Carter, an Ingleside Republican, is stepping down after 20 years on the job. She simultaneously served on the Lake County Forest Preserve District Board, an agency she led as president from 2002 to 2010.

Carter's current term ends in December 2016. She said she'll focus on county board and forest board issues for the next year, but is seeking other public service opportunities.

"I love public service," said Carter, 60. "There's no greater satisfaction. It's what I thrive on."

Carter represents the county board's 5th District, which includes Fox Lake, Lakemoor, Volo and parts of Round Lake, Wauconda, Antioch and Lake Villa.

First elected in 1996, Carter was part of the pro-environment Republican bloc that sought to control development in the county in the 1990s and preserve open space.

She was a leader in that regard. As a forest board member and then its president, she oversaw the acquisition of thousands of acres and the construction of miles of trails on its properties.

"(That) has really defined Lake County in so many ways," said county board member Ann B. Maine, a Lincolnshire Republican who succeeded Carter as the forest board's president in 2012.

Carter also led the push for better water quality in the western part of the county, helping to get communities in that area off wells and on regional systems that provide cleaner water from Lake Michigan.

She also was involved in getting hundreds of Wauconda-area homeowners clean water after contaminated wells were discovered more than a decade ago.

"She was a huge advocate for clean water," said state Sen. Melinda Bush, a Grayslake Democrat who worked alongside Carter on the county and forest boards.

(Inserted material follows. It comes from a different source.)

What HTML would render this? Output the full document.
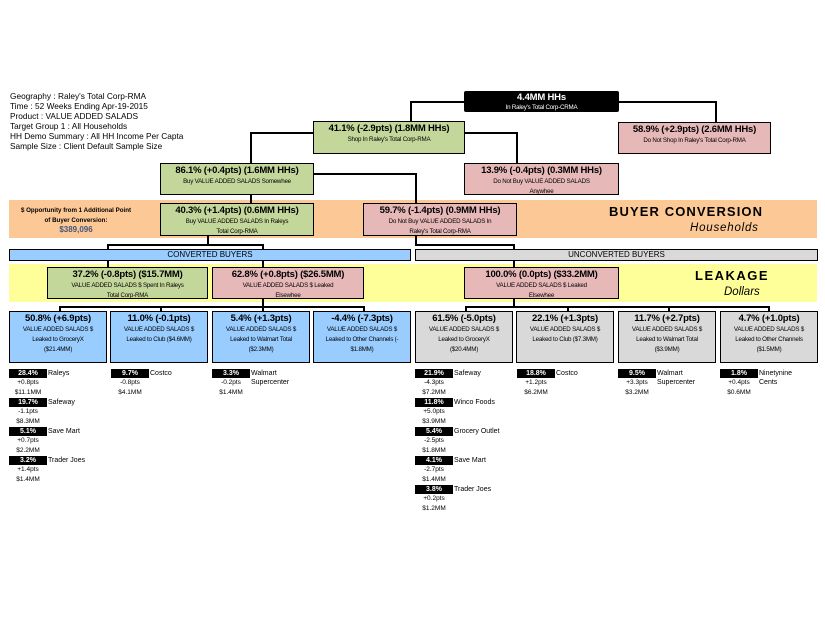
<!DOCTYPE html>
<html><head><meta charset="utf-8"><style>
*{margin:0;padding:0;box-sizing:border-box}
body{width:825px;height:638px;background:#fff;position:relative;overflow:hidden;font-family:"Liberation Sans",Arial,sans-serif;color:#000}
.a{position:absolute}
.b{position:absolute;border:1.5px solid #000;text-align:center;line-height:1.15}
.g{background:#c4d79b}.p{background:#e6b9b8}.bl{background:#99ccff}.gr{background:#d9d9d9}
.h{font-size:9.5px;font-weight:bold;display:block;margin-top:2px;letter-spacing:-0.2px}
.s{font-size:6.2px;display:block;line-height:10px;letter-spacing:-0.2px}
.l{position:absolute;background:#000}
.k{position:absolute;background:#000;color:#fff;font-size:7px;font-weight:bold;width:38px;height:9px;text-align:center;line-height:9px}
.t{position:absolute;font-size:7px;line-height:9px}
.c{position:absolute;font-size:6.5px;width:38px;text-align:center;line-height:10px}
</style></head><body>
<div class="a" style="left:10px;top:91px;font-size:8.3px;line-height:10.1px">Geography : Raley's Total Corp-RMA<br>Time : 52 Weeks Ending Apr-19-2015<br>Product : VALUE ADDED SALADS<br>Target Group 1 : All Households<br>HH Demo Summary : All HH Income Per Capta<br>Sample Size : Client Default Sample Size</div>

<div class="a" style="left:9px;top:200px;width:808px;height:38px;background:#fcc996"></div>
<div class="a" style="left:9px;top:264px;width:808px;height:38px;background:#ffff99"></div>

<!-- lines -->
<div class="l" style="left:410px;top:101px;width:55px;height:1.5px"></div>
<div class="l" style="left:410px;top:101px;width:1.5px;height:21px"></div>
<div class="l" style="left:618px;top:101px;width:98px;height:1.5px"></div>
<div class="l" style="left:715px;top:101px;width:1.5px;height:21px"></div>
<div class="l" style="left:250px;top:132px;width:64px;height:1.5px"></div>
<div class="l" style="left:250px;top:132px;width:1.5px;height:31px"></div>
<div class="l" style="left:464px;top:132px;width:53px;height:1.5px"></div>
<div class="l" style="left:516px;top:132px;width:1.5px;height:31px"></div>
<div class="l" style="left:250px;top:194px;width:1.5px;height:10px"></div>
<div class="l" style="left:313px;top:173px;width:103px;height:1.5px"></div>
<div class="l" style="left:415px;top:173px;width:1.5px;height:31px"></div>
<div class="l" style="left:207px;top:235px;width:1.5px;height:10px"></div>
<div class="l" style="left:107px;top:244px;width:156px;height:1.5px"></div>
<div class="l" style="left:107px;top:244px;width:1.5px;height:6px"></div>
<div class="l" style="left:262px;top:244px;width:1.5px;height:6px"></div>
<div class="l" style="left:415px;top:235px;width:1.5px;height:10px"></div>
<div class="l" style="left:415px;top:244px;width:99px;height:1.5px"></div>
<div class="l" style="left:513px;top:244px;width:1.5px;height:6px"></div>
<div class="l" style="left:107px;top:260px;width:1.5px;height:8px"></div>
<div class="l" style="left:262px;top:260px;width:1.5px;height:8px"></div>
<div class="l" style="left:513px;top:260px;width:1.5px;height:8px"></div>
<div class="l" style="left:262px;top:298px;width:1.5px;height:9px"></div>
<div class="l" style="left:59px;top:306px;width:305px;height:1.5px"></div>
<div class="l" style="left:59px;top:306px;width:1.5px;height:6px"></div>
<div class="l" style="left:160px;top:306px;width:1.5px;height:6px"></div>
<div class="l" style="left:262px;top:306px;width:1.5px;height:6px"></div>
<div class="l" style="left:363px;top:306px;width:1.5px;height:6px"></div>
<div class="l" style="left:513px;top:298px;width:1.5px;height:9px"></div>
<div class="l" style="left:465px;top:306px;width:304px;height:1.5px"></div>
<div class="l" style="left:465px;top:306px;width:1.5px;height:6px"></div>
<div class="l" style="left:567px;top:306px;width:1.5px;height:6px"></div>
<div class="l" style="left:668px;top:306px;width:1.5px;height:6px"></div>
<div class="l" style="left:768px;top:306px;width:1.5px;height:6px"></div>

<!-- boxes -->
<div class="b" style="left:464px;top:91px;width:155px;height:21px;background:#000;color:#fff;border-radius:2px"><span class="h" style="margin-top:1px">4.4MM HHs</span><span class="s" style="line-height:7px">In Raley's Total Corp-CRMA</span></div>
<div class="b g" style="left:313px;top:121px;width:152px;height:33px"><span class="h">41.1% (-2.9pts) (1.8MM HHs)</span><span class="s">Shop In Raley's Total Corp-RMA</span></div>
<div class="b p" style="left:618px;top:122px;width:153px;height:32px"><span class="h">58.9% (+2.9pts) (2.6MM HHs)</span><span class="s">Do Not Shop In Raley's Total Corp-RMA</span></div>
<div class="b g" style="left:160px;top:163px;width:154px;height:32px"><span class="h">86.1% (+0.4pts) (1.6MM HHs)</span><span class="s">Buy VALUE ADDED SALADS Somewhee</span></div>
<div class="b p" style="left:464px;top:163px;width:155px;height:32px"><span class="h">13.9% (-0.4pts) (0.3MM HHs)</span><span class="s">Do Not Buy VALUE ADDED SALADS<br>Anywhee</span></div>
<div class="b g" style="left:160px;top:203px;width:154px;height:33px"><span class="h">40.3% (+1.4pts) (0.6MM HHs)</span><span class="s">Buy VALUE ADDED SALADS In Raleys<br>Total Corp-RMA</span></div>
<div class="b p" style="left:363px;top:203px;width:154px;height:33px"><span class="h">59.7% (-1.4pts) (0.9MM HHs)</span><span class="s">Do Not Buy VALUE ADDED SALADS In<br>Raley's Total Corp-RMA</span></div>

<div class="a" style="left:6px;top:206px;width:140px;text-align:center;font-size:6.2px;font-weight:bold;line-height:10px;white-space:nowrap">$ Opportunity from 1 Additional Point<br>of Buyer Conversion:</div>
<div class="a" style="left:6px;top:225px;width:140px;text-align:center;font-size:8px;font-weight:bold;color:#44557a">$389,096</div>
<div class="a" style="left:609px;top:204px;font-size:13px;font-weight:bold;letter-spacing:1.1px">BUYER CONVERSION</div>
<div class="a" style="left:690px;top:222px;font-size:11.5px;font-style:italic;letter-spacing:0.8px">Households</div>
<div class="a" style="left:695px;top:268px;font-size:13px;font-weight:bold;letter-spacing:1.5px">LEAKAGE</div>
<div class="a" style="left:724px;top:286px;font-size:11.5px;font-style:italic">Dollars</div>

<div class="b bl" style="left:9px;top:249px;width:402px;height:12px;font-size:8px;line-height:9px">CONVERTED BUYERS</div>
<div class="b gr" style="left:415px;top:249px;width:403px;height:12px;font-size:8px;line-height:9px">UNCONVERTED BUYERS</div>

<div class="b g" style="left:47px;top:267px;width:161px;height:32px"><span class="h">37.2% (-0.8pts) ($15.7MM)</span><span class="s">VALUE ADDED SALADS $ Spent In Raleys<br>Total Corp-RMA</span></div>
<div class="b p" style="left:212px;top:267px;width:152px;height:32px"><span class="h">62.8% (+0.8pts) ($26.5MM)</span><span class="s">VALUE ADDED SALADS $ Leaked<br>Elsewhee</span></div>
<div class="b p" style="left:464px;top:267px;width:155px;height:32px"><span class="h">100.0% (0.0pts) ($33.2MM)</span><span class="s">VALUE ADDED SALADS $ Leaked<br>Elsewhee</span></div>

<div class="b bl" style="left:9px;top:311px;width:98px;height:52px"><span class="h">50.8% (+6.9pts)</span><span class="s">VALUE ADDED SALADS $<br>Leaked to GroceryX<br>($21.4MM)</span></div>
<div class="b bl" style="left:110px;top:311px;width:98px;height:52px"><span class="h">11.0% (-0.1pts)</span><span class="s">VALUE ADDED SALADS $<br>Leaked to Club ($4.6MM)</span></div>
<div class="b bl" style="left:212px;top:311px;width:98px;height:52px"><span class="h">5.4% (+1.3pts)</span><span class="s">VALUE ADDED SALADS $<br>Leaked to Walmart Total<br>($2.3MM)</span></div>
<div class="b bl" style="left:313px;top:311px;width:98px;height:52px"><span class="h">-4.4% (-7.3pts)</span><span class="s">VALUE ADDED SALADS $<br>Leaked to Other Channels (-<br>$1.8MM)</span></div>
<div class="b gr" style="left:415px;top:311px;width:98px;height:52px"><span class="h">61.5% (-5.0pts)</span><span class="s">VALUE ADDED SALADS $<br>Leaked to GroceryX<br>($20.4MM)</span></div>
<div class="b gr" style="left:516px;top:311px;width:98px;height:52px"><span class="h">22.1% (+1.3pts)</span><span class="s">VALUE ADDED SALADS $<br>Leaked to Club ($7.3MM)</span></div>
<div class="b gr" style="left:618px;top:311px;width:98px;height:52px"><span class="h">11.7% (+2.7pts)</span><span class="s">VALUE ADDED SALADS $<br>Leaked to Walmart Total<br>($3.9MM)</span></div>
<div class="b gr" style="left:720px;top:311px;width:98px;height:52px"><span class="h">4.7% (+1.0pts)</span><span class="s">VALUE ADDED SALADS $<br>Leaked to Other Channels<br>($1.5MM)</span></div>

<!-- details left -->
<div class="k" style="left:9px;top:369px">28.4%</div><div class="t" style="left:48px;top:369px">Raleys</div><div class="c" style="left:9px;top:378px">+0.8pts<br>$11.1MM</div>
<div class="k" style="left:9px;top:398px">19.7%</div><div class="t" style="left:48px;top:398px">Safeway</div><div class="c" style="left:9px;top:407px">-1.1pts<br>$8.3MM</div>
<div class="k" style="left:9px;top:427px">5.1%</div><div class="t" style="left:48px;top:427px">Save Mart</div><div class="c" style="left:9px;top:436px">+0.7pts<br>$2.2MM</div>
<div class="k" style="left:9px;top:456px">3.2%</div><div class="t" style="left:48px;top:456px">Trader Joes</div><div class="c" style="left:9px;top:465px">+1.4pts<br>$1.4MM</div>
<div class="k" style="left:111px;top:369px">9.7%</div><div class="t" style="left:150px;top:369px">Costco</div><div class="c" style="left:111px;top:378px">-0.8pts<br>$4.1MM</div>
<div class="k" style="left:212px;top:369px">3.3%</div><div class="t" style="left:251px;top:369px">Walmart<br>Supercenter</div><div class="c" style="left:212px;top:378px">-0.2pts<br>$1.4MM</div>

<!-- details right -->
<div class="k" style="left:415px;top:369px">21.9%</div><div class="t" style="left:454px;top:369px">Safeway</div><div class="c" style="left:415px;top:378px">-4.3pts<br>$7.2MM</div>
<div class="k" style="left:415px;top:398px">11.8%</div><div class="t" style="left:454px;top:398px">Winco Foods</div><div class="c" style="left:415px;top:407px">+5.0pts<br>$3.9MM</div>
<div class="k" style="left:415px;top:427px">5.4%</div><div class="t" style="left:454px;top:427px">Grocery Outlet</div><div class="c" style="left:415px;top:436px">-2.5pts<br>$1.8MM</div>
<div class="k" style="left:415px;top:456px">4.1%</div><div class="t" style="left:454px;top:456px">Save Mart</div><div class="c" style="left:415px;top:465px">-2.7pts<br>$1.4MM</div>
<div class="k" style="left:415px;top:485px">3.8%</div><div class="t" style="left:454px;top:485px">Trader Joes</div><div class="c" style="left:415px;top:494px">+0.2pts<br>$1.2MM</div>
<div class="k" style="left:517px;top:369px">18.8%</div><div class="t" style="left:556px;top:369px">Costco</div><div class="c" style="left:517px;top:378px">+1.2pts<br>$6.2MM</div>
<div class="k" style="left:618px;top:369px">9.5%</div><div class="t" style="left:657px;top:369px">Walmart<br>Supercenter</div><div class="c" style="left:618px;top:378px">+3.3pts<br>$3.2MM</div>
<div class="k" style="left:720px;top:369px">1.8%</div><div class="t" style="left:759px;top:369px">Ninetynine<br>Cents</div><div class="c" style="left:720px;top:378px">+0.4pts<br>$0.6MM</div>
</body></html>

County Board Chairman Aaron Lawlor described Carter as "prepared and passionate."

"She doesn't back down from a tough issue or a right," said Lawlor, a Vernon Hills Republican. "I'm going to miss her. She's a friend."

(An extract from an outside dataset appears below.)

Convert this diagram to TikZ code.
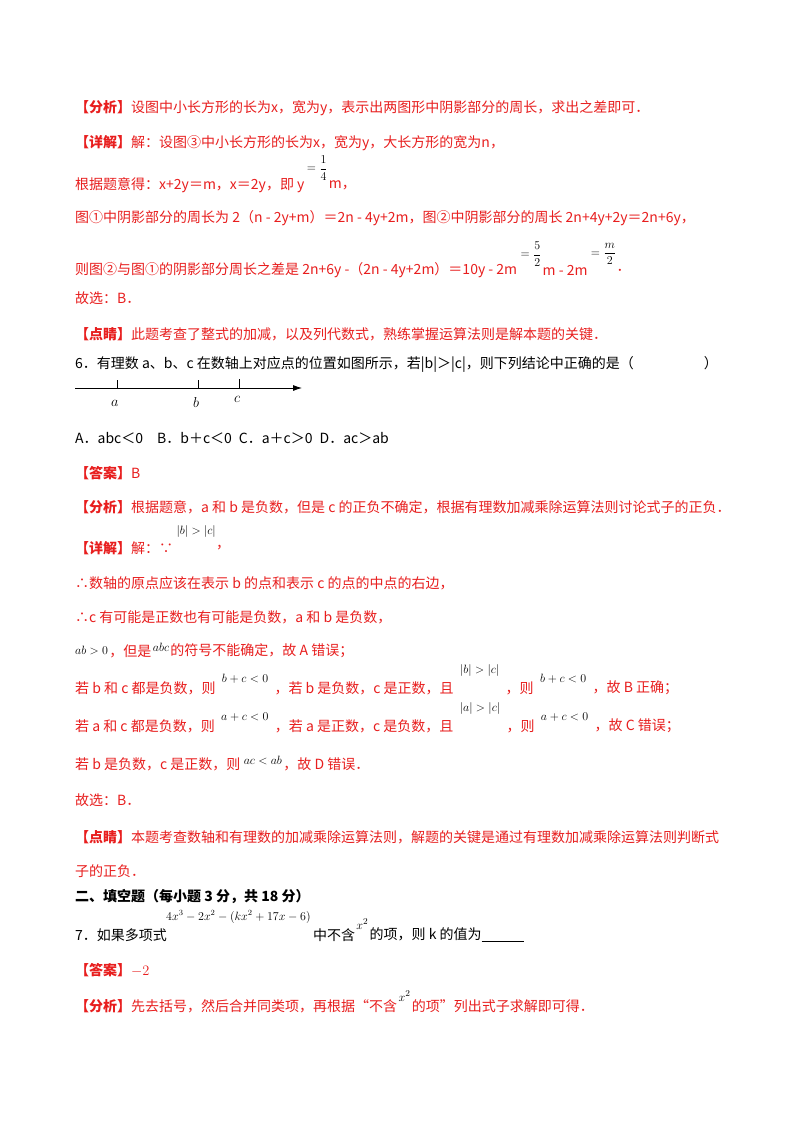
\documentclass[tikz,border=0pt]{standalone}
\usepackage{fontspec}
\setmainfont{Noto Sans CJK SC}
\usetikzlibrary{arrows.meta}
\definecolor{docred}{RGB}{232,30,30}
\begin{document}
\begin{tikzpicture}[x=1pt,y=-1pt,
  t/.style={anchor=west,inner sep=0pt,font=\fontsize{14}{16}\selectfont},
  r/.style={t,text=docred},
  m/.style={anchor=west,inner sep=0pt,font=\fontsize{13}{15}\selectfont,text=black}]
\useasboundingbox[fill=white] (0,0) rectangle (800,1132);
\node[r] (l1) at (75,108) {\textbf{【分析】}设图中小长方形的长为x，宽为y，表示出两图形中阴影部分的周长，求出之差即可．};
\node[r] (l2) at (75,143) {\textbf{【详解】}解：设图③中小长方形的长为x，宽为y，大长方形的宽为n，};
\node[r] (l3) at (75,185) {根据题意得：x+2y＝m，x＝2y，即 y};
\node[m] (f1) at ([xshift=2pt,yshift=17pt]l3.east) {$\displaystyle=\frac14$};
\node[r] (l3b) at ([xshift=1pt]f1.east |- l3.east) {m，};
\node[r] (l4) at (75,218) {图①中阴影部分的周长为 2（n - 2y+m）＝2n - 4y+2m，图②中阴影部分的周长 2n+4y+2y＝2n+6y，};
\node[r] (l5) at (75,270) {则图②与图①的阴影部分周长之差是 2n+6y -（2n - 4y+2m）＝10y - 2m};
\node[m] (f2) at ([xshift=3pt,yshift=16pt]l5.east) {$\displaystyle=\frac52$};
\node[r] (l5b) at ([xshift=1pt]f2.east |- l5.east) {m - 2m};
\node[m] (f3) at ([xshift=3pt,yshift=16pt]l5b.east) {$\displaystyle=\frac m2$};
\node[r] (l5c) at (f3.east |- l5.east) {．};
\node[r] (l6) at (75,298) {故选：B．};
\node[r] (l7) at (75,334) {\textbf{【点睛】}此题考查了整式的加减，以及列代数式，熟练掌握运算法则是解本题的关键．};
\node[t] (q6) at (75,364) {6．有理数 a、b、c 在数轴上对应点的位置如图所示，若|b|＞|c|，则下列结论中正确的是（\hspace{5em}）};
\coordinate (ax0) at (75,388);
\coordinate (ax1) at (302,388);
\draw[line width=0.8pt,-{Latex[length=9pt,width=6pt]}] (ax0) -- (ax1);
\draw (117,388) -- (117,380) (198,388) -- (198,380);
\draw[line width=1pt] (239,388) -- (239,379);
\node[m,font=\fontsize{15}{17}\selectfont] (na) at (111,403) {$a$};
\node[m,font=\fontsize{15}{17}\selectfont] (nb) at (193,402) {$b$};
\node[m,font=\fontsize{15}{17}\selectfont] (nc) at (234,399) {$c$};
\node[t] (ans) at (75,438) {A．abc＜0\quad B．b＋c＜0\enspace C．a＋c＞0\enspace D．ac＞ab};
\node[r] (d1) at (75,473) {\textbf{【答案】}B};
\node[r] (d2) at (75,507) {\textbf{【分析】}根据题意，a 和 b 是负数，但是 c 的正负不确定，根据有理数加减乘除运算法则讨论式子的正负．};
\node[r] (d3) at (75,548) {\textbf{【详解】}解：∵};
\node[m] (d3m) at ([xshift=3pt,yshift=17pt]d3.east) {$|b|>|c|$};
\node[r] (d3b) at (d3m.east |- d3.east) {，};
\node[r] (d4) at (75,583) {∴数轴的原点应该在表示 b 的点和表示 c 的点的中点的右边，};
\node[r] (d5) at (75,617) {∴c 有可能是正数也有可能是负数，a 和 b 是负数，};
\node[m] (d6m) at (75,650) {$ab>0$};
\node[r] (d6) at ([xshift=1pt]d6m.east |- 0,651) {，但是};
\node[m] (d6n) at ([xshift=1pt,yshift=4pt]d6.east) {$abc$};
\node[r] (d6b) at ([xshift=1pt]d6n.east |- d6.east) {的符号不能确定，故 A 错误；};
\node[r] (d7) at (75,688) {若 b 和 c 都是负数，则};
\node[m] (d7m) at ([xshift=6pt,yshift=9pt]d7.east) {$b+c<0$};
\node[r] (d7b) at ([xshift=6pt]d7m.east |- d7.east) {，若 b 是负数，c 是正数，且};
\node[m] (d7n) at ([xshift=6pt,yshift=18pt]d7b.east) {$|b|>|c|$};
\node[r] (d7c) at ([xshift=6pt]d7n.east |- d7.east) {，则};
\node[m] (d7o) at ([xshift=6pt,yshift=9pt]d7c.east) {$b+c<0$};
\node[r] (d7d) at ([xshift=6pt]d7o.east |- d7.east) {，故 B 正确；};
\node[r] (d8) at (75,726) {若 a 和 c 都是负数，则};
\node[m] (d8m) at ([xshift=6pt,yshift=9pt]d8.east) {$a+c<0$};
\node[r] (d8b) at ([xshift=6pt]d8m.east |- d8.east) {，若 a 是正数，c 是负数，且};
\node[m] (d8n) at ([xshift=6pt,yshift=18pt]d8b.east) {$|a|>|c|$};
\node[r] (d8c) at ([xshift=6pt]d8n.east |- d8.east) {，则};
\node[m] (d8o) at ([xshift=6pt,yshift=9pt]d8c.east) {$a+c<0$};
\node[r] (d8d) at ([xshift=6pt]d8o.east |- d8.east) {，故 C 错误；};
\node[r] (d9) at (75,764) {若 b 是负数，c 是正数，则};
\node[m] (d9m) at ([xshift=3pt,yshift=4pt]d9.east) {$ac<ab$};
\node[r] (d9b) at ([xshift=1pt]d9m.east |- d9.east) {，故 D 错误．};
\node[r] (d10) at (75,800) {故选：B．};
\node[r] (d11) at (75,837) {\textbf{【点睛】}本题考查数轴和有理数的加减乘除运算法则，解题的关键是通过有理数加减乘除运算法则判断式};
\node[r] (d12) at (75,871) {子的正负．};
\node[t] (s2) at (75,897) {\textbf{二、填空题（每小题 3 分，共 18 分）}};
\node[t] (q7) at (75,935) {7．如果多项式};
\node[m,font=\fontsize{12}{14}\selectfont] (q7m) at (166,917) {$4x^3-2x^2-\left(kx^2+17x-6\right)$};
\node[t] (q7b) at ([xshift=2pt]q7m.east |- q7.east) {中不含};
\node[m] (q7n) at ([xshift=1pt,yshift=11pt]q7b.east) {$x^2$};
\node[t] (q7c) at ([xshift=1pt]q7n.east |- q7.east) {的项，则 k 的值为\underline{\hspace{3em}}};
\node[r] (e1) at (75,970) {\textbf{【答案】}$-2$};
\node[r] (e2) at (75,1006) {\textbf{【分析】}先去括号，然后合并同类项，再根据“不含};
\node[m] (e2m) at ([xshift=1pt,yshift=10pt]e2.east) {$x^2$};
\node[r] (e2b) at ([xshift=1pt]e2m.east |- e2.east) {的项”列出式子求解即可得．};
\end{tikzpicture}
\end{document}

Carter heads the county board's public works and transportation committee. She also leads the forest board's planning and restoration committee and serves on the land preservation and acquisition committee.

She's worked with the Northwest Water Planning Alliance, the Route 120 Corridor Planning Council, the Illinois Nature Conservancy and other groups.

Carter said she's especially proud of the work done by the Preservation Foundation of the Lake County Forest Preserves, a nonprofit group that has raised nearly $10 million for environmental projects since it was created in 2007, while she was forest board president.

"That's not taxpayers' money," Carter said. "That's huge in my mind."